By , Orenburg, Russia

In the United States and most other countries, it is not unusual for a Jewish prisoner, with endless time to pass, to ponder existential matters. Though confined to physical parameters, most prisons will not interfere, and many may even provide access to those seeking spiritual enrichment. Until very recently, that was hardly the situation for a Jew unfortunate enough to find himself yearning to practice his faith in a Russian prison.

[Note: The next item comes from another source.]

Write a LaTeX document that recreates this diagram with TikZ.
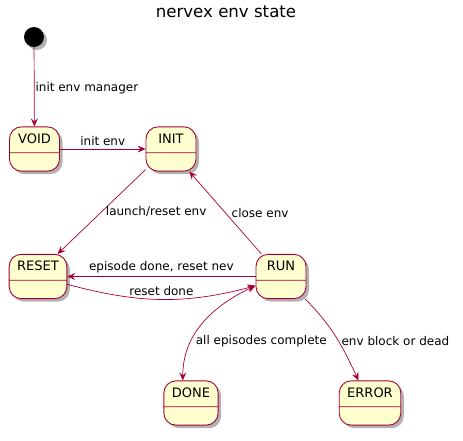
\documentclass[tikz,border=0pt]{standalone}
\usepackage{fontspec}
\setmainfont{DejaVu Sans}
\usetikzlibrary{arrows.meta,shapes.multipart,shadows}
\definecolor{umlred}{HTML}{A80036}
\definecolor{umlfill}{HTML}{FEFECE}
\tikzset{
  state/.style = {rectangle split, rectangle split parts = 2, draw = umlred, line width = .9pt,
    fill = umlfill, rounded corners = 12pt, minimum width = 50pt, inner xsep = 8pt, inner ysep = 6pt,
    text height = 10pt, text depth = 3pt, font = \fontsize{13}{15}\selectfont,
    drop shadow = {shadow xshift = 3pt, shadow yshift = -3pt, opacity = .3, fill = black}},
  trans/.style = {umlred, line width = .7pt, ->},
  lbl/.style = {font = \fontsize{12}{14}\selectfont, text = black, inner sep = 1pt}
}
\begin{document}
\begin{tikzpicture}[x = 1pt, y = 1pt, >={Stealth[length = 8pt, width = 7pt, inset = 3pt]}]
\useasboundingbox (0,0) rectangle (463,-441);
\node (title) at (226,-12) {\fontsize{16.6}{20}\selectfont nervex env state};
\node[circle, fill = black, minimum size = 20pt, inner sep = 0pt,
  drop shadow = {shadow xshift = 3pt, shadow yshift = -3pt, opacity = .3, fill = black}] (start) at (34,-37) {};
\node[state] (void) at (34.5,-149) {VOID \nodepart{two}\mbox{}};
\node[state] (init) at (171,-149) {INIT \nodepart{two}\mbox{}};
\node[state] (reset) at (38,-276.5) {RESET \nodepart{two}\mbox{}};
\node[state] (run) at (281,-276.5) {RUN \nodepart{two}\mbox{}};
\node[state] (done) at (191,-403) {DONE \nodepart{two}\mbox{}};
\node[state] (error) at (370,-403) {ERROR \nodepart{two}\mbox{}};

\draw[trans] (start) -- (void) node[lbl, right, pos = .52] {init env manager};
\draw[trans] (void) -- (init) node[lbl, above = 2pt, midway] {init env};
\draw[trans] (init.219) -- (reset.49) node[lbl, right = 3pt, midway] {launch/reset env};
\draw[trans] (run.131) -- (init.309) node[lbl, right = 5pt, midway] {close env};
\draw[trans] (run.west) -- (reset.east) node[lbl, above = 2pt, midway] {episode done, reset nev};
\draw[trans] (reset.-15) to[out = -15, in = 195] node[lbl, above = 2pt, midway] {reset done} (run.200);
\draw[trans, <->] (run.200) to[out = 205, in = 90] node[lbl, right = 3pt, pos = .68] {all episodes complete} (done.110);
\draw[trans] (run.317) to[out = -45, in = 115] node[lbl, right = 2pt, pos = .55] {env block or dead} (error.117);
\end{tikzpicture}
\end{document}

( Sergey K., whose last name is withheld for legal purposes, is a 48 year-old inmate serving a long sentence in a Russian penitentiary near Kazakhstan. His only regular visitor, it seems, is Chabad’s Rabbi Goel Mayers, rabbi in Orenberg.

Last week, Sergey claimed his Jewish birthright with a proper brit milah (circumcision) in the prison.

Dr. Yeshaya Shafit, renowned as Chabad’s traveling mohel, with 4,000 circumcisions to his credit, made the trip to Southern Russia, to what is the third largest prison in the country, and with permission of prison authorities in the prison’s infirmary, conducted the brit. Sergey took the name Ovadiah ben Avraham.

Honored with sandek was Mikhail M. (name withheld) another Jewish prisoner, a former businessman from St. Petersburg.

It’s not the first time this is happening, but it’s under vastly different circumstances that a mohel managed to get behind the prison gates, or that an inmate wanting to embrace the Covenant has been able to do so.

Eighty years ago, Rabbi Zalman-Aharon, also known as the “Kovner mohel” was arrested in Minsk and incarcerated for honoring the wishes of Jewish parents who sought to have their babies circumcised in accordance with Jewish tradition. Twenty five years ago a young Russian Zionist known as Uri, who was arrested in the infamous anti-Zionist purge of the late seventies and sentenced to hard labor in the gulag, was punished for circumcising himself. Uri got two weeks in solitary confinement in sub-zero temperatures, for his defiant act of Jewish assertion.

Fortunately, those days are over, and according to Rabbi Aaron Gurevich, Chief Jewish Chaplain of the Russian Army, there are about 1,200 Jewish inmates in Russian penitentiaries, 400 of whom are openly proclaiming their Jewish identity and are in contact with his department.

“We should expect more brissim behind the bars,” says Rabbi Gurevitch, who is also in charge of the Federation of Jewish Communities of Russia (FJC) department that works with Jewish prisoners both in jail and after they are released,

Rabbi Mayers, the Chabad representative in Orenburg, dedicates Fridays to visiting Jewish prisoners and shining some light in the darkness of long sentences in remote Russian prisons.

“As we were leaving the camp after the brit-milah,” Mayers told, “we were approached by yet another convict who told me that his mother was Jewish, and his father a Muslim.”

“What am I, Rabbi?” he asked Mayers. “What should I do?”